Japanese women are now rebelling against the old-established tradition called ''giri choco'', which translates as ''obligation chocolate.'' The long-standing custom dates back in the 50s.

It calls Japanese women to bring chocolates at the office to their male colleagues. In addition to that, the Japanese ladies should also buy heartfelt chocolates for their love interests. On March 14, on the so-called White Day, men will return the favor. The establishment of the White Day in the early 1980s was an idea of the local chocolatiers to boost their sales.
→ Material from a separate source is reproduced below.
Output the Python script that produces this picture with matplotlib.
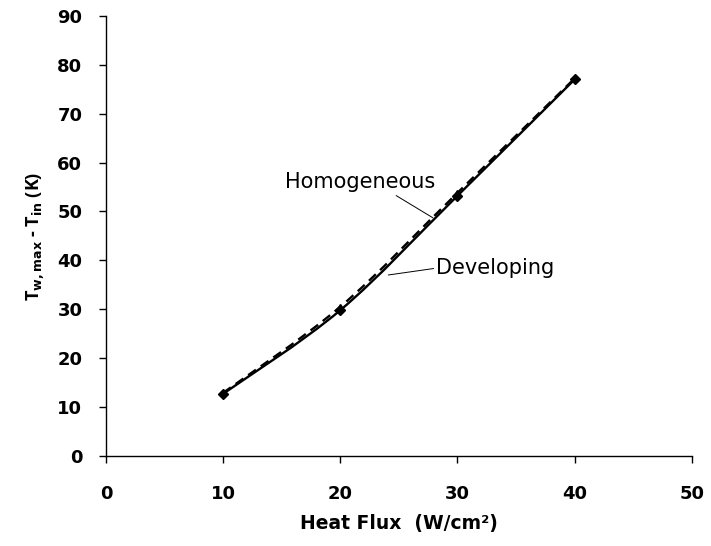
import numpy as np
import matplotlib
matplotlib.use("Agg")
import matplotlib.pyplot as plt
from matplotlib.path import Path
from matplotlib.patches import PathPatch

# data
heat_flux = [10, 20, 30, 40]
developing = [12.7, 29.8, 53.2, 77.0]
homogeneous = [12.9, 30.5, 53.8, 77.2]


def smooth_path(xs, ys):
    # Excel-style smoothed line: Catmull-Rom segments as cubic Beziers
    pts = np.column_stack([xs, ys]).astype(float)
    verts = [pts[0]]
    codes = [Path.MOVETO]
    n = len(pts)
    for i in range(n - 1):
        p0 = pts[i - 1] if i > 0 else pts[i]
        p1, p2 = pts[i], pts[i + 1]
        p3 = pts[i + 2] if i + 2 < n else pts[i + 1]
        c1 = p1 + (p2 - p0) / 6.0
        c2 = p2 - (p3 - p1) / 6.0
        verts += [c1, c2, p2]
        codes += [Path.CURVE4] * 3
    return Path(verts, codes)


fig = plt.figure(figsize=(7.11, 5.46), dpi=100)
ax = fig.add_axes([0.149, 0.165, 0.824, 0.806])

ax.add_patch(PathPatch(smooth_path(heat_flux, developing), fill=False,
                       color='black', lw=1.7))
ax.add_patch(PathPatch(smooth_path(heat_flux, homogeneous), fill=False,
                       color='black', lw=1.7, linestyle=(0, (4, 2.5))))
ax.plot(heat_flux, developing, linestyle='none', marker='D', ms=5,
        color='black')
ax.plot(heat_flux, homogeneous, linestyle='none', marker='^', ms=5,
        color='black')

ax.set_xlim(0, 50)
ax.set_ylim(0, 90)
ax.set_xticks(range(0, 51, 10))
ax.set_yticks(range(0, 91, 10))
for s in ['top', 'right']:
    ax.spines[s].set_visible(False)
for s in ['left', 'bottom']:
    ax.spines[s].set_linewidth(1.0)
ax.tick_params(direction='out', length=5, width=1.0)
ax.tick_params(axis='y', pad=12)
ax.tick_params(axis='x', pad=16)
for lab in ax.get_xticklabels() + ax.get_yticklabels():
    lab.set_fontweight('bold')
    lab.set_fontsize(13)
    lab.set_family('DejaVu Sans')

ax.set_xlabel('Heat Flux  (W/cm\u00b2)', fontsize=13.5,
              fontweight='bold', family='DejaVu Sans', labelpad=8)
ax.set_ylabel('T$_\\mathbf{w,max}$ - T$_\\mathbf{in}$ (K)', fontsize=13,
              fontweight='bold', family='Open Sans', labelpad=8)

# callout labels
ax.annotate('Homogeneous', xy=(27.9, 48.7), xytext=(15.3, 56.0),
            fontsize=15, family='DejaVu Sans', va='center', ha='left',
            arrowprops=dict(arrowstyle='-', color='black', lw=0.7,
                            shrinkA=1, shrinkB=0,
                            relpos=(0.7, 0.0)))
ax.annotate('Developing', xy=(24.1, 37.0), xytext=(28.2, 38.4),
            fontsize=15, family='DejaVu Sans', va='center', ha='left',
            arrowprops=dict(arrowstyle='-', color='black', lw=0.7,
                            shrinkA=0, shrinkB=0,
                            relpos=(0.0, 0.5)))

fig.savefig('out.png', dpi=100)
Jeff Kingston, an expert in Japanese culture, working at the Temple University in Tokyo, says that the way Japan celebrates Valentine's Day corresponds to its traditional patriarchy. Kingston also highlighted that typically, women end up giving more chocolates than they receive for the White Day. 

In the last couple of years things are rapidly changing in that regard, note sources familiar with the matter. For instance, the Belgian luxury chocolatier Godiva, one of the market leaders in Japan, published a full page advert in a local newspaper, urging the women not to feel obliged to buy chocolates for their male co-workers.

Godiva added that the idea behind Valentine's Day is not about doing something extra to ensure smooth relationships at work. 

Last week, the Revolutionary Alliance of Unpopular People protested in Tokyo against ''romantic capitalism.'' One of its leaders, Takeshi Akimoto, pointed out that they were against the consumerist culture linked to Valentine's Day. Akimoto also added that Valentine's Day chocolates at work could make some employees feel less respected if they receive fewer confectionaries than others. 

Some corporations in Japan already banned the ''giri choco'' tradition on Valentine's Day as they viewed it as a form of harassment against women. Also, according to some firms, ''giri choco'' had lead to some internal conflicts in the office in the past when male colleagues used to compare the prices of the received chocolate or finger-pointed their co-workers who did not receive many confectionaries.

The Japanese women also seem to abandon the tradition in the last years. A recent study by a Tokyo department store found out that 60 percent of local women were planning to buy chocolates for themselves while only 35 percent of the female respondents admitted they would follow the tradition and bring chocolates to their male co-workers.

What about you? Do you celebrate Valentine's Day today?